No, it's a matter of emphasis. Stevens has made winning the second of back-to-back games a matter of pride since he took over the Celtics, and the players have absorbed his preparation.

“It was kind of something we hung our hat on,” he said. “I guess you can call it a building block.”

Stevens' coaching fingerprints were all over Saturday's game. Boston's defense forced the Pacers into 17 turnovers and allowed just nine fastbreak points, 15 free throw attempts and 40 percent shooting from the field. Good shots were difficult to find, because Boston's big men successfully defended the pick-and-rolls and jammed the ballhandlers.

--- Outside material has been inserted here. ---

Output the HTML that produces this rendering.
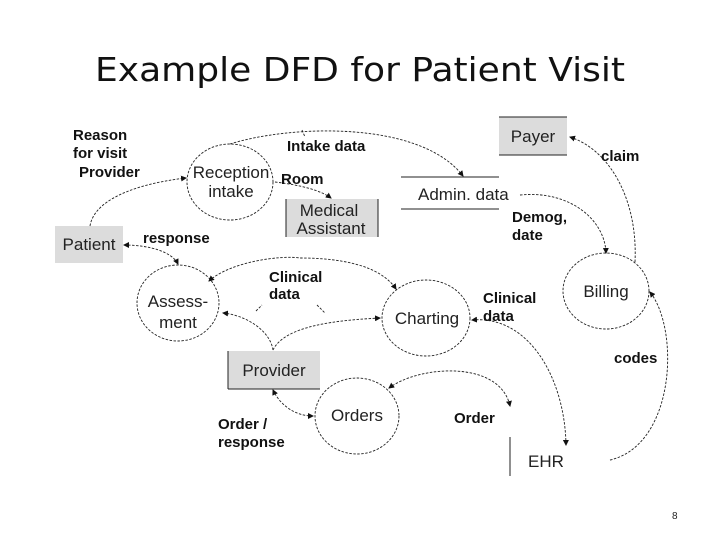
<!DOCTYPE html>
<html><head><meta charset="utf-8"><style>
html,body{margin:0;padding:0;background:#fff;}
svg{display:block;}
.t{font-family:"Liberation Sans",sans-serif;font-size:17px;fill:#222;}
.b{font-family:"Liberation Sans",sans-serif;font-size:15px;font-weight:bold;fill:#111;}
.c{fill:none;stroke:#222;stroke-width:0.9;stroke-dasharray:2.5,1.5;}
.e{fill:none;stroke:#222;stroke-width:0.9;stroke-dasharray:2.5,1.5;}
</style></head><body>
<svg width="720" height="540" viewBox="0 0 720 540" xmlns="http://www.w3.org/2000/svg">
<defs>
<marker id="a" markerWidth="6" markerHeight="6" refX="5" refY="3" orient="auto" markerUnits="userSpaceOnUse"><path d="M0,0 L6,3 L0,6 z" fill="#111"/></marker>
<marker id="s" markerWidth="6" markerHeight="6" refX="1" refY="3" orient="auto" markerUnits="userSpaceOnUse"><path d="M6,0 L0,3 L6,6 z" fill="#111"/></marker>
</defs>
<text x="95" y="81" textLength="530" lengthAdjust="spacingAndGlyphs" font-family="DejaVu Sans, sans-serif" font-size="33" fill="#111">Example DFD for Patient Visit</text>

<rect x="55" y="226" width="68" height="37" fill="#dcdcdc"/>
<text class="t" x="89" y="250" text-anchor="middle">Patient</text>
<rect x="499" y="117" width="68" height="38" fill="#dcdcdc"/>
<line x1="499" y1="117" x2="567" y2="117" stroke="#222"/><line x1="499" y1="155" x2="567" y2="155" stroke="#222"/>
<text class="t" x="533" y="142" text-anchor="middle">Payer</text>
<rect x="286" y="199" width="92" height="38" fill="#dcdcdc"/>
<line x1="286" y1="199" x2="286" y2="237" stroke="#222"/><line x1="378" y1="199" x2="378" y2="237" stroke="#222"/>
<text class="t" x="329" y="216" text-anchor="middle">Medical</text>
<text class="t" x="331" y="234" text-anchor="middle">Assistant</text>
<rect x="228" y="351" width="92" height="38" fill="#dcdcdc"/>
<line x1="228" y1="351" x2="228" y2="389" stroke="#222"/><line x1="228" y1="389" x2="320" y2="389" stroke="#222"/>
<text class="t" x="274" y="376" text-anchor="middle">Provider</text>
<line x1="401" y1="177" x2="499" y2="177" stroke="#222"/><line x1="401" y1="209" x2="499" y2="209" stroke="#222"/>
<text class="t" x="418" y="200">Admin. data</text>
<line x1="510" y1="437" x2="510" y2="476" stroke="#222"/>
<text class="t" x="528" y="467">EHR</text>

<ellipse class="e" cx="230" cy="182" rx="43" ry="38"/>
<text class="t" x="231" y="178" text-anchor="middle">Reception</text>
<text class="t" x="231" y="197" text-anchor="middle">intake</text>
<ellipse class="e" cx="178" cy="303" rx="41" ry="38"/>
<text class="t" x="178" y="307" text-anchor="middle">Assess-</text>
<text class="t" x="178" y="328" text-anchor="middle">ment</text>
<ellipse class="e" cx="426" cy="318" rx="44" ry="38"/>
<text class="t" x="427" y="324" text-anchor="middle">Charting</text>
<ellipse class="e" cx="606" cy="291" rx="43" ry="38"/>
<text class="t" x="606" y="297" text-anchor="middle">Billing</text>
<ellipse class="e" cx="357" cy="416" rx="42" ry="38"/>
<text class="t" x="357" y="421" text-anchor="middle">Orders</text>

<path class="c" d="M90,226 C95,195 150,182 186,178" marker-end="url(#a)"/>
<path class="c" d="M230,144 C290,125 420,120 463,176" marker-end="url(#a)"/>
<path class="c" d="M302,130 L305,137" />
<path class="c" d="M275,182 C300,185 320,190 331,198" marker-end="url(#a)"/>
<path class="c" d="M124,245 C150,245 172,252 178,264" marker-start="url(#s)" marker-end="url(#a)"/>
<path class="c" d="M209,281 C230,262 280,255 300,258 C340,258 380,265 396,289" marker-start="url(#s)" marker-end="url(#a)"/>
<path class="c" d="M256,311 L262,305 M317,305 L325,313"/>
<path class="c" d="M273,350 C270,330 245,315 223,313" marker-end="url(#a)"/>
<path class="c" d="M273,350 C285,325 340,320 380,318" marker-end="url(#a)"/>
<path class="c" d="M273,390 C280,405 295,416 313,416" marker-start="url(#s)" marker-end="url(#a)"/>
<path class="c" d="M472,320 C530,315 565,380 566,445" marker-start="url(#s)" marker-end="url(#a)"/>
<path class="c" d="M389,388 C420,365 500,360 510,406" marker-start="url(#s)" marker-end="url(#a)"/>
<path class="c" d="M520,195 C570,190 605,220 606,253" marker-end="url(#a)"/>
<path class="c" d="M635,262 C638,200 610,150 570,137" marker-end="url(#a)"/>
<path class="c" d="M610,460 C675,445 680,330 650,292" marker-end="url(#a)"/>

<text class="b" x="73" y="140">Reason</text>
<text class="b" x="73" y="158">for visit</text>
<text class="b" x="79" y="177">Provider</text>
<text class="b" x="287" y="151">Intake data</text>
<text class="b" x="281" y="184">Room</text>
<text class="b" x="143" y="243">response</text>
<text class="b" x="269" y="282">Clinical</text>
<text class="b" x="269" y="299">data</text>
<text class="b" x="483" y="303">Clinical</text>
<text class="b" x="483" y="321">data</text>
<text class="b" x="601" y="161">claim</text>
<text class="b" x="512" y="222">Demog,</text>
<text class="b" x="512" y="240">date</text>
<text class="b" x="614" y="363">codes</text>
<text class="b" x="454" y="423">Order</text>
<text class="b" x="218" y="429">Order /</text>
<text class="b" x="218" y="447">response</text>
<text x="672" y="519" font-family="Liberation Sans, sans-serif" font-size="10" fill="#222">8</text>
</svg>
</body></html>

It all was crystallized on one crucial play with 3:15 left in the game, when the Pacers trailed by four points, but committed a shot clock violation because George Hill couldn't get off a shot against two defenders in the corner of the floor.

All that in the second half of a back-to-back.

“Coach does a great job keeping us prepared,” said Celtics center Tyler Zeller, who finished with 18 points on 8-of-10 shooting. “He keeps it short in the morning and allows us to get a lot of sleep, but he gives us the information we need for every game.”

The Pacers had no choice but to tip their collective hat.

“Great defense,” coach Frank Vogel said. “We tried to show our guys a lot of video today on their ball pressure. We didn't handle it very well.”

“Coach Stevens got them in a great defensive plan,” Hill said. “They play extremely hard and they made it tough for us on the offensive end.”

“They just took us out of some stuff,” David West said. “And they're a difficult team to defend. They spread guys out all over the floor.”

Evan Turner had instigated a minor dust-up in Boston on Friday when he said after the Celtics' win over Orlando that Stevens had been so angry with his team's play at halftime that he banned food from the flight to Indianapolis. It wasn't true, and Stevens made light of it before Saturday's game. Stevens had gone off on his players, though, using “a couple of adjectives I don't normally use.” His team responded with a comeback that produced a seven-point win, led by Turner's 30-point effort.

Which just proves a couple of points: Stevens isn't always supernaturally nice, and NBA players will listen. Stevens likes that, too.

“Most every player wants to be the best they can be, so they'll accept being coached,” Stevens said. “We have an unbelievable group from the standpoint of being coached. I don't see much difference (between the NBA and college). I think it's all about who's on your team and how connected you are.”

The Celtics are connected. Stevens is happy in Boston. IU does not have a coaching opening. For now, that will have to be the end of the story.